EMEA News
Thursday Oil Markets: Crude Firms as Qatar Maintains it Still Too Early to Exit Oil Deal
It's all but official: the anxiety of a trade war between China and the U.S., which spooked traders after the conflict began making headlines last week, has diluted to the point where crude prices have resumed their normal pattern of following the equity market: and with gains in that market occurring on Thursday, U.S. crude jumped upward accordingly.
West Texas Intermediate rose 17 cents to settle at $63.53 per barrel, while Brent climbed 31 cents to $68.33 - in sharp contrast to both benchmarks hitting two-week lows on Wednesday when China proposed a broad range of tariffs on U.S. exports.
Earlier news that American stockpiles unexpectedly fell by 4.6 million barrels in the most recent week, compared with expectations for an increase of 246,000 barrels, was also said to have supported crude on Thursday.
Commerzbank summarized the market by stating in a note, "Oil prices are profiting from the general brightening of sentiment on the markets as signs emerge that the trade dispute is easing between the U.S. and China"; however, the U.S. dollar rising to a more than one-month high against a basket of major currencies was considered a headwind for oil.
Positive rhetoric from the Organization of the Petroleum Exporting Countries (OPEC) has played a role in buoying prices of late, specifically talk of the likelihood the cartel will forge a long lasting relationship with Russia and other non-members, to ensure that once global supply and demand is rebalanced via its production cuts, it will stay balanced.

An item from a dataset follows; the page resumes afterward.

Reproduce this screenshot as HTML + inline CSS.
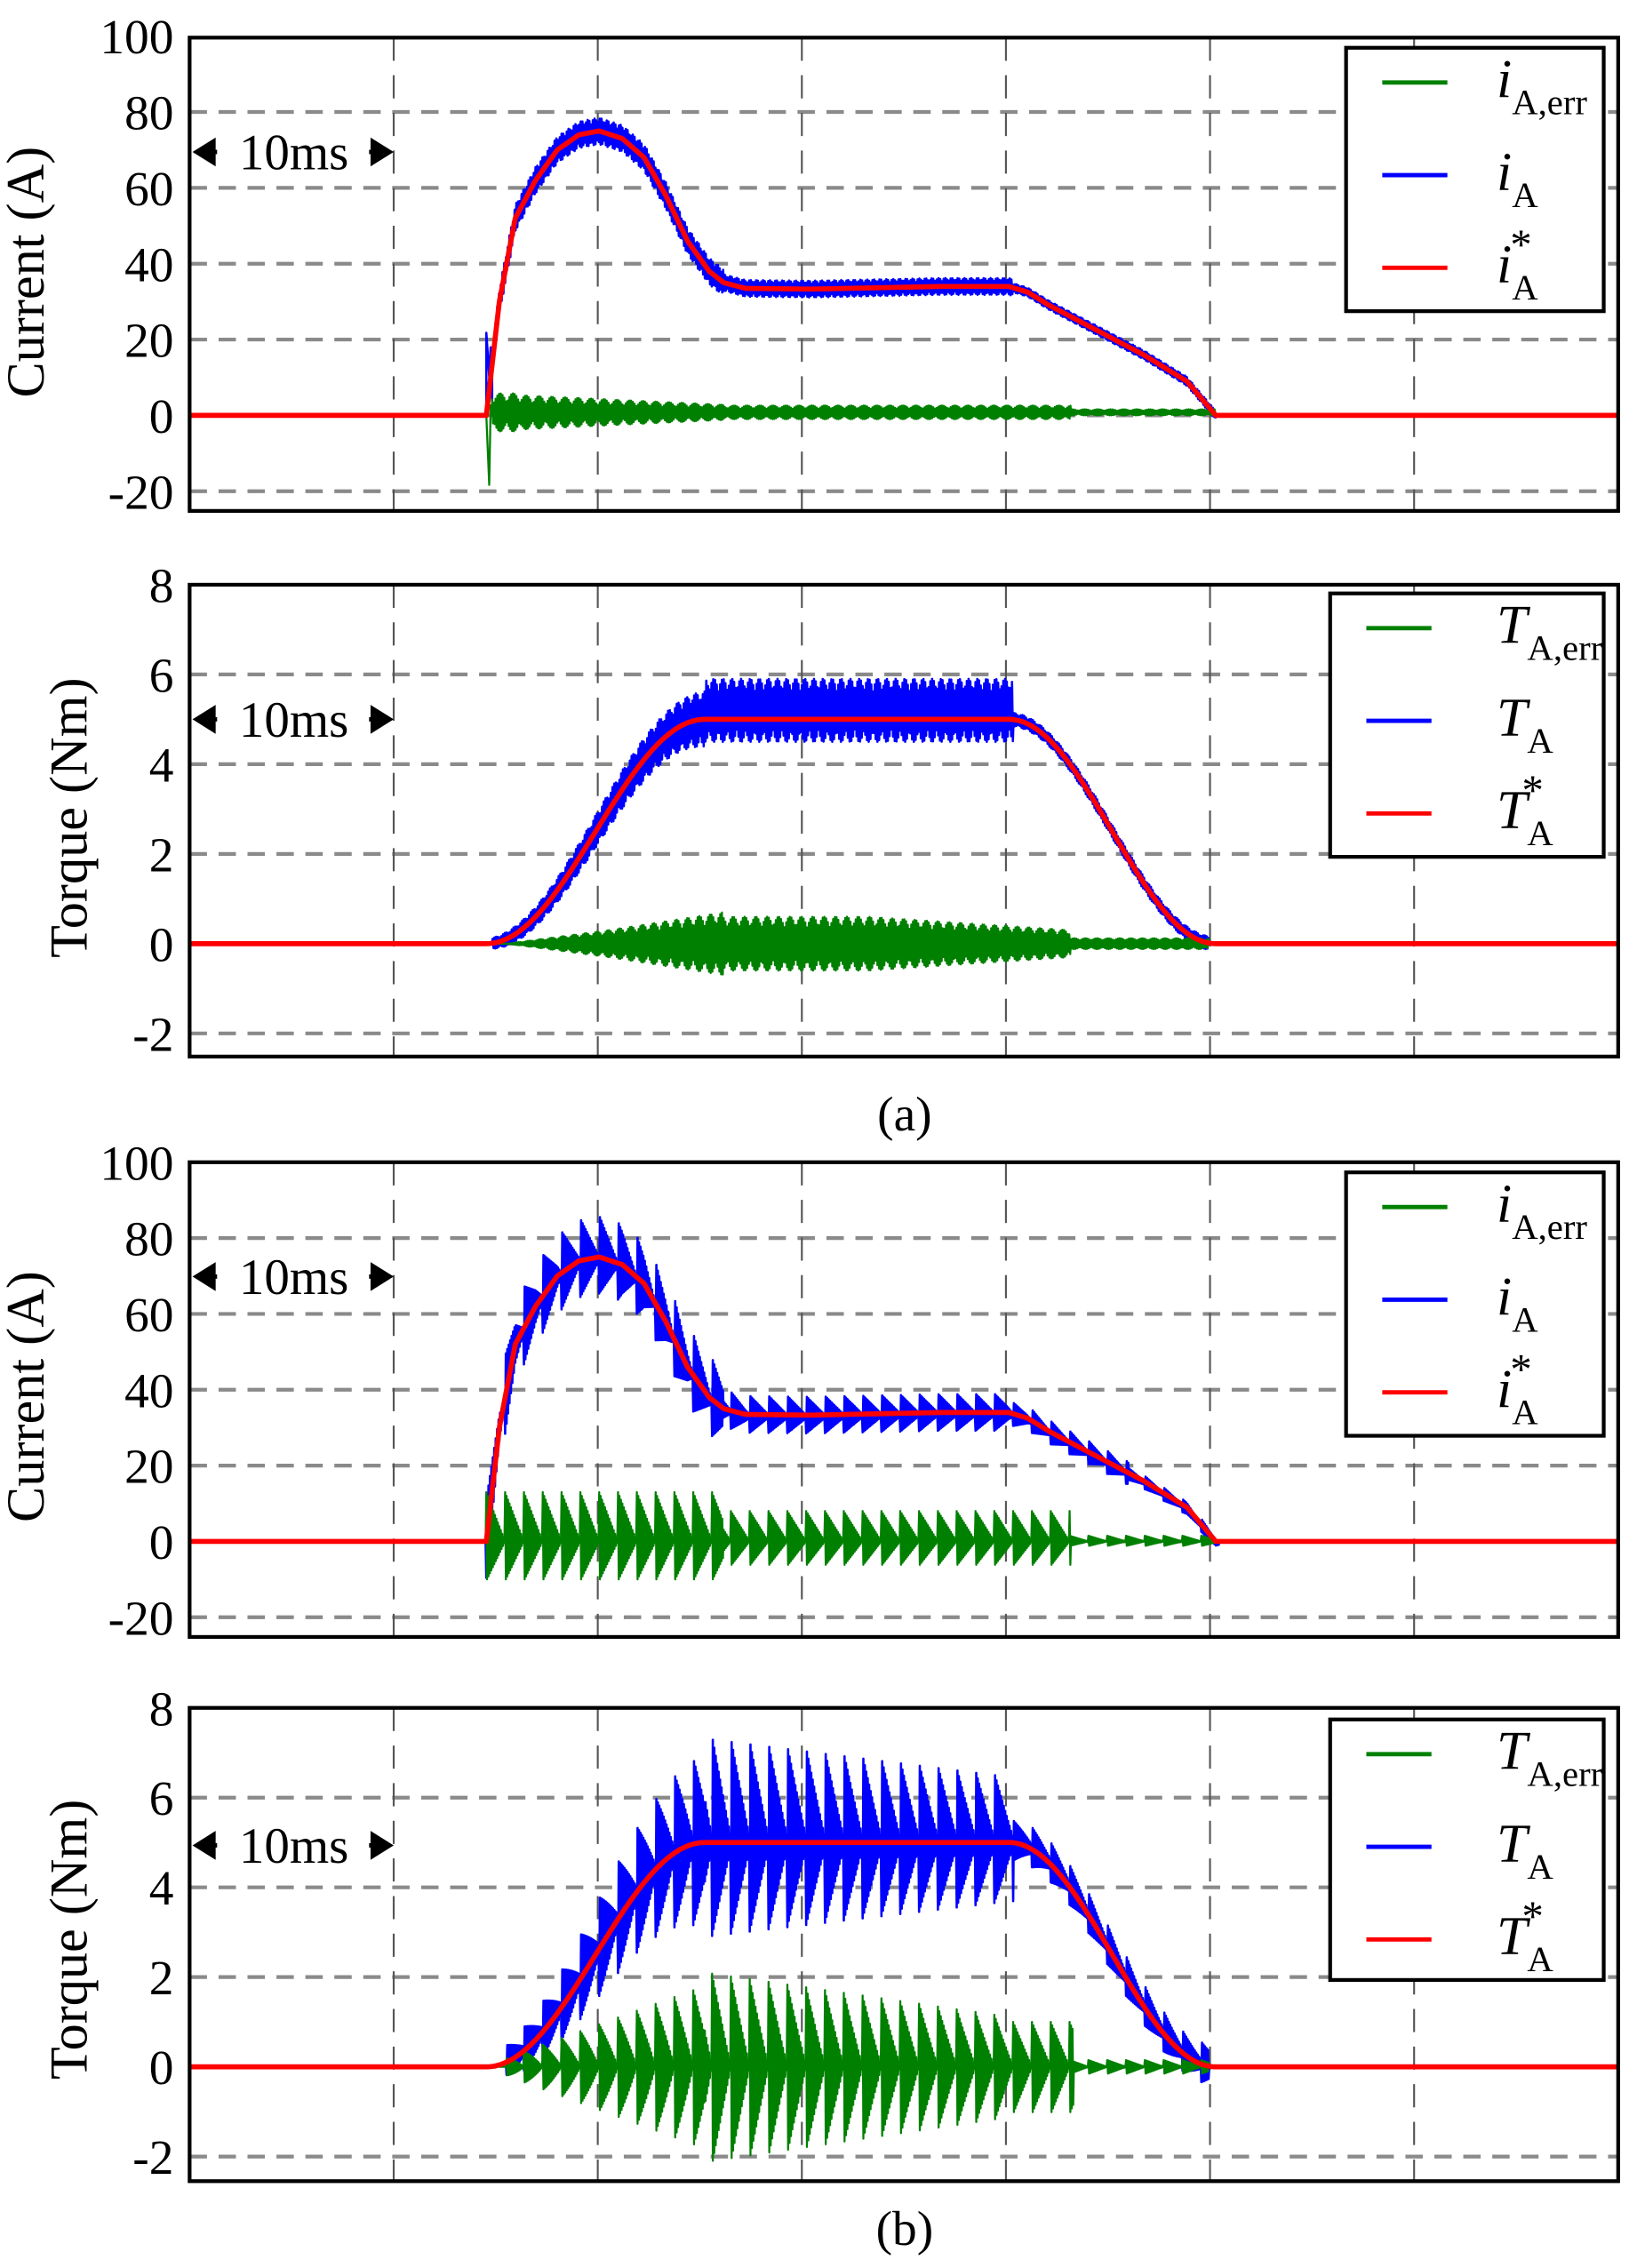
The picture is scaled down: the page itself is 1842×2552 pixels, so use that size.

Therefore, it's possible crude prices may see a modest rise in coming days thanks to Mohammed al-Sada, energy minister for Qatar, telling Reuters that OPEC and its allies should maintain the oil supply curbs to guarantee healthy price levels and industry investment.
He said, "There is a clear recovery in oil prices, but it has not been met with an increase in investments ... Investment has been very low [and] my concern is that medium- to long-term demand is met comfortably.
"Investors are still cautious and over-conservative."
Stating that money needs to go toward replacing production from mature fields and launching new projects, al-Sada went on to observe that "I would see the need to keep the [OPEC cooperation] momentum....we need to restore investments."
As for U.S. shale's enormous influence over global activity, he said charitably, "Even with shale, the market is heading for balance."
Another element that could influence prices Friday or even early next week is Saudi Arabia unexpectedly raising the price of its key Arab Light crude in Asia, move interpreted by traders as bullish.
Refiners had anticipated a 60 cent per barrel decrease, but state-run Saudi Aramco raised its selling price for the grade by 10 cents per barrel, making the differential $1.20 per barrel above a Middle East benchmark for May loadings.
Bloomberg noted that such departures from expectations "are fairly unusual because they suggest Saudi Arabia may have had a different interpretation of key market data points like refining margins."
Despite oil's performance on Thursday, many experts still think there are rough times ahead: earlier this week Saxo Bank worried that with the long/short ratio of futures being so skewed, it is questionable who is going to be motivated to buy if a lot of selling pressure occurs.